With the rapid development of mobile internet, social media has become the major platform where people share experience and obtain information. Researches on user interest modeling methods from multi-granularity sentiment, semantic and interactive relationships analysis will help mine users' interests more comprehensively and accurately so that users can obtain better information service. By referring to the progress in the field of deep learning, natural language processing and data mining, this thesis aims to study the explainable user interest modeling method based on multi-task learning. The major works of this thesis are summarized as follows:
- Users' multi-granularity sentiment analysis method based on multi-task learning. Independent modeling of each sentiment can't capture the association between sentiments and it's difficult to comprehensively mine user sentiment characteristics from multiple perspectives. To solve this problem, this thesis proposed a users' multi-granularity sentiment analysis method based on multi-task learning, which can predict users' overall sentiment and fine-grained sentiment towards each attribute simultaneously. The proposed method firstly encoded the contextual information between words with a bidirectional long short-term memory network and generated deeply semantic representation of words. Then, it adopted attention mechanism to measure words' relevance to each attribute and regarded the weighted sum of word representations as the corresponding attribute representation. Furtherly, it computed each attribute's impact on users' overall sentiment and regarded the weighted sum of attribute representations as overall representation. Finally, users' overall sentiment and fine-grained sentiment towards each attribute were predicted based on overall and attributed representations.

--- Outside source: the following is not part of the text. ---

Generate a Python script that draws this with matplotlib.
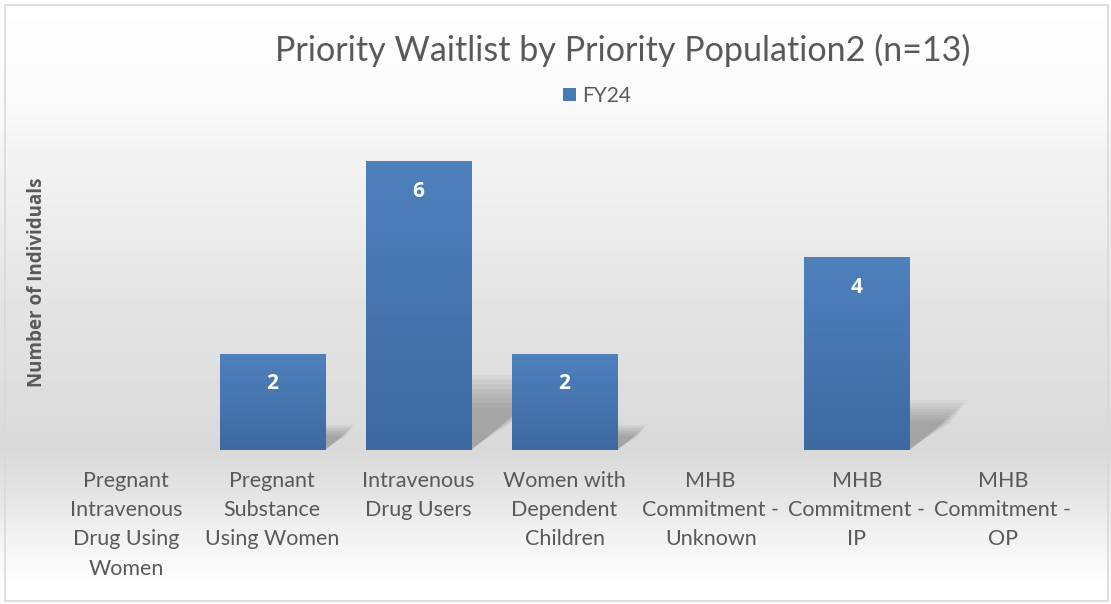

- User interest modeling method integrating content semantics and interactive relationships. Since the contents published by users on social media sometimes has the problem of semantic sparsity, according to the interactive characteristics of social media, this thesis proposed a user interest modeling method integrating content semantics and interactive relationships, which mined user interests from both contents and interactive network. The proposed method firstly analyzed interactive network with network embedding method and generated users' interactive representation. Then, it obtained the integrated representation of words by concatenating word vectors with users' interactive representation. Convolutional neural network is adopted to extract important features from integrated representations and generate deeply semantic representation of posts, thus exploring the impact of interactive behavior on content semantics. Furtherly, it used a bidirectional long short-term memory network to encode the dependency relationship between posts and generated users' semantic representation. Finally, it predicted users' interests based on synthetic representations integrating semantic and interactive information.
- User interest summarization extraction method based on gated mechanism and word mover's distance. In order to improve the interpretability of user interest modeling methods, this thesis proposed a user interest summarization extraction method based on gated mechanism and word mover's distance for the challenge of automatically recognizing words closely related to user interests, which extracted representative words and sentences to explain characters related to each kind of interest. The proposed method firstly adopted convolutional operation and gated mechanism to integrate background information, which controls the flow of word semantics in the neural network. Then, it used max pooling operation to select important word features, generated semantic representations and predicted interest category, thus the correlation between words and interest categories was established. Furtherly, the most important words identified by max pooling operation were regarded as interest features of each interest category. Finally, the word mover's distance is adopted to measure each sentence's relevance to interest features and the semantic redundancy between sentences. The sentences with high relevance and little semantic redundancy were extracted as interest summarization.